La oportunidad de publicar un libro
No se trata de juzgar qué es mejor o peor. Al margen de consideraciones estrictamente científicas, la raíz del problema está en otro lugar: acometer la tarea de redactar un libro no es «rentable» en términos curriculares. No al menos en los primeros estadios de la carrera investigadora y no al menos en el marco regulatorio actual. Marco en el que el libro ha sido la víctima de un sistema de evaluación que, hasta hace poco, ha estado claramente inspirado en la filosofía cuantitativa de las «ciencias puras». Marco en el que una monografía sumaba como una aportación más, por lo que los efectos que se derivaban de ella eran los mismos que los que venían de un solo capítulo o de un artículo. Marco, en definitiva, en el que se menospreciaba la inversión personal y académica que conllevaba enfrentarse al reto de escribir un libro y al cual este tipo de contribuciones llegaba en una evidente posición de menosprecio valorativo.

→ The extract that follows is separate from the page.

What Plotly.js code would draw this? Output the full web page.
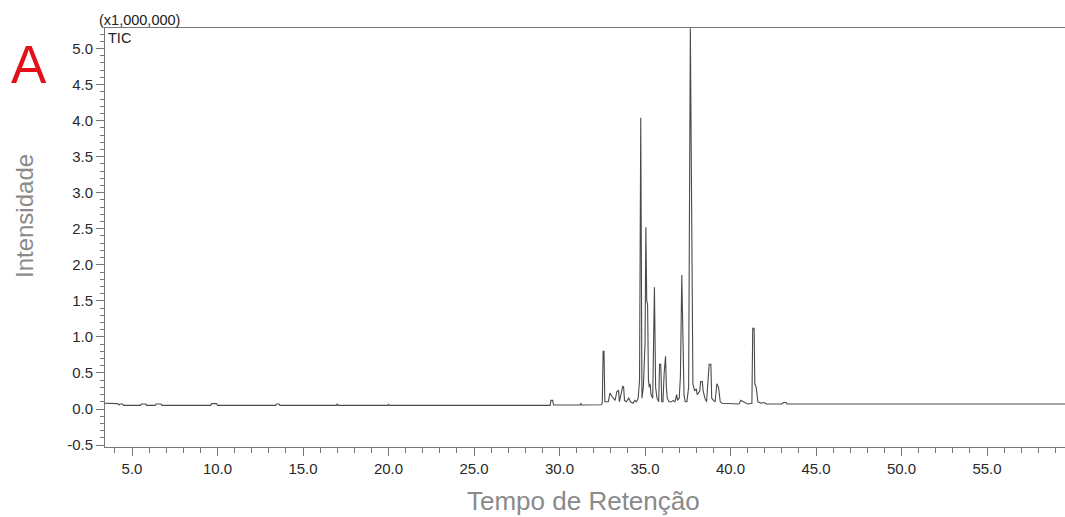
<!DOCTYPE html>
<html>
<head>
<meta charset="utf-8">
<script src="https://cdn.plot.ly/plotly-3.0.1.min.js"></script>
<style>html,body{margin:0;padding:0;background:#fff;}#chart{width:1065px;height:517px;}</style>
</head>
<body>
<div id="chart"></div>
<script>
// Retention time (min) of each point
const retentionTime = [
  3.4, 4.15, 4.25, 4.3, 4.45, 4.5, 5.5, 5.55, 5.8, 5.85, 6.35, 6.4, 6.7, 6.75,
  9.6, 9.65, 9.95, 10.0, 13.4, 13.45, 13.6, 13.65, 16.95, 17.0, 17.05,
  19.95, 20.0, 20.05, 29.45, 29.5, 29.6, 29.65, 31.2, 31.25, 31.3,
  32.2, 32.35, 32.45, 32.5, 32.55, 32.6, 32.65, 32.85, 32.95, 33.05, 33.15, 33.25,
  33.35, 33.45, 33.5, 33.6, 33.7, 33.75, 33.8, 33.9, 34.05, 34.15, 34.3, 34.4,
  34.5, 34.6, 34.68, 34.75, 34.82, 34.9, 35.0, 35.05, 35.1, 35.15, 35.2, 35.25,
  35.3, 35.35, 35.45, 35.55, 35.62, 35.7, 35.8, 35.85, 35.92, 35.98, 36.05,
  36.12, 36.2, 36.25, 36.3, 36.4, 36.55, 36.65, 36.75, 36.85, 36.9, 37.0,
  37.07, 37.15, 37.22, 37.28, 37.35, 37.45, 37.55, 37.65, 37.75, 37.8, 37.9,
  38.0, 38.05, 38.1, 38.2, 38.25, 38.35, 38.4, 38.5, 38.6, 38.75, 38.85, 38.9,
  39.0, 39.1, 39.2, 39.3, 39.4, 39.5, 40.5, 40.6, 40.75, 40.9, 41.0, 41.25,
  41.3, 41.38, 41.42, 41.5, 41.6, 41.8, 41.9, 42.05, 42.1, 43.0, 43.1, 43.25,
  43.3, 59.6
];
// Total ion current intensity (x1,000,000) at each retention time
const intensity = [
  0.08, 0.075, 0.055, 0.07, 0.07, 0.05, 0.05, 0.07, 0.07, 0.05, 0.05, 0.07, 0.07, 0.05,
  0.05, 0.075, 0.075, 0.05, 0.05, 0.07, 0.07, 0.05, 0.05, 0.07, 0.05,
  0.05, 0.065, 0.05, 0.05, 0.12, 0.12, 0.055, 0.055, 0.075, 0.055,
  0.055, 0.06, 0.06, 0.08, 0.8, 0.8, 0.1, 0.1, 0.22, 0.18, 0.15, 0.12,
  0.24, 0.26, 0.1, 0.2, 0.32, 0.3, 0.12, 0.1, 0.15, 0.1, 0.08, 0.12,
  0.1, 0.15, 0.4, 4.04, 0.15, 0.3, 0.9, 2.52, 1.5, 1.45, 0.4, 0.3,
  0.35, 0.2, 0.15, 1.69, 0.3, 0.15, 0.1, 0.62, 0.62, 0.1, 0.1,
  0.5, 0.73, 0.3, 0.15, 0.1, 0.1, 0.12, 0.1, 0.2, 0.12, 0.15,
  0.45, 1.86, 1.0, 0.2, 0.1, 0.1, 0.3, 5.28, 2.0, 0.35, 0.25,
  0.28, 0.2, 0.22, 0.25, 0.38, 0.38, 0.25, 0.15, 0.1, 0.62, 0.62, 0.15,
  0.12, 0.1, 0.35, 0.3, 0.1, 0.08, 0.07, 0.12, 0.1, 0.08, 0.07, 0.08,
  1.12, 1.12, 0.35, 0.3, 0.1, 0.08, 0.09, 0.08, 0.07, 0.07, 0.09, 0.09,
  0.07, 0.07
];
const xTickVals = [5, 10, 15, 20, 25, 30, 35, 40, 45, 50, 55];
const xTickText = ["5.0", "10.0", "15.0", "20.0", "25.0", "30.0", "35.0", "40.0", "45.0", "50.0", "55.0"];
const yTickVals = [-0.5, 0, 0.5, 1, 1.5, 2, 2.5, 3, 3.5, 4, 4.5, 5];
const yTickText = ["-0.5", "0.0", "0.5", "1.0", "1.5", "2.0", "2.5", "3.0", "3.5", "4.0", "4.5", "5.0"];

const FONT = "Liberation Sans, Arial, sans-serif";
const AXC = "#777";

const trace = {
  x: retentionTime, y: intensity, type: "scatter", mode: "lines",
  line: {color: "#4a4a4a", width: 1.1}, hoverinfo: "x+y"
};

const layout = {
  width: 1065, height: 517,
  margin: {l: 105, r: 0, t: 28, b: 70},
  paper_bgcolor: "#fff", plot_bgcolor: "#fff",
  showlegend: false,
  font: {family: FONT, size: 15, color: "#333"},
  xaxis: {
    range: [3.42, 59.56], tickmode: "array", tickvals: xTickVals, ticktext: xTickText,
    ticks: "outside", ticklen: 8, tickwidth: 1, tickcolor: AXC,
    showline: true, linecolor: AXC, linewidth: 1, mirror: true,
    showgrid: false, zeroline: false,
    tickfont: {family: FONT, size: 15, color: "#2a2a2a"},
    minor: {tickmode: "linear", tick0: 0, dtick: 1, ticks: "outside", ticklen: 5, tickcolor: AXC, showgrid: false}
  },
  yaxis: {
    range: [-0.527, 5.285], tickmode: "array", tickvals: yTickVals, ticktext: yTickText,
    ticks: "outside", ticklen: 8, tickwidth: 1, tickcolor: AXC,
    showline: true, linecolor: AXC, linewidth: 1,
    showgrid: false, zeroline: false,
    tickfont: {family: FONT, size: 15, color: "#2a2a2a"},
    minor: {tickmode: "linear", tick0: 0, dtick: 0.1, ticks: "outside", ticklen: 4, tickcolor: AXC, showgrid: false}
  },
  annotations: [
    {text: "A", xref: "paper", yref: "paper", x: -0.0792, y: 0.914, xanchor: "center", yanchor: "middle",
     showarrow: false, font: {family: FONT, size: 53, color: "#e3101a"}},
    {text: "(x1,000,000)", xref: "paper", yref: "paper", x: -0.0085, y: 1.018, xanchor: "left", yanchor: "middle",
     showarrow: false, font: {family: FONT, size: 14.5, color: "#222"}},
    {text: "TIC", xref: "paper", yref: "paper", x: 0.0015, y: 0.976, xanchor: "left", yanchor: "middle",
     showarrow: false, font: {family: FONT, size: 14.5, color: "#222"}},
    {text: "Intensidade", xref: "paper", yref: "paper", x: -0.0845, y: 0.551, xanchor: "center", yanchor: "middle",
     textangle: -90, showarrow: false, font: {family: FONT, size: 24, color: "#8a8a8a"}},
    {text: "Tempo de Retenção", xref: "paper", yref: "paper", x: 0.4985, y: -0.1277, xanchor: "center", yanchor: "middle",
     showarrow: false, font: {family: FONT, size: 26, color: "#8a8a8a"}}
  ]
};

Plotly.newPlot("chart", [trace], layout, {displayModeBar: false, staticPlot: true});
</script>
</body>
</html>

Y, sin embargo, publicar un libro es una oportunidad. Lo es como vía de madurar desde el punto de vista científico. Lo es como medio para crecer intelectualmente y asentarse en la literatura científica. Lo es, finalmente, como una vía de afianzarse en el gremio.
Por todo ello, es posible que sea hora de que todos —investigadores, autoridades académicas y responsables de las agencias de evaluación— volvamos a visitar la biblioteca y a pasear entre sus estantes para valorar en su justa medida la importancia del libro universitario, en Humanidades y más allá de ellas.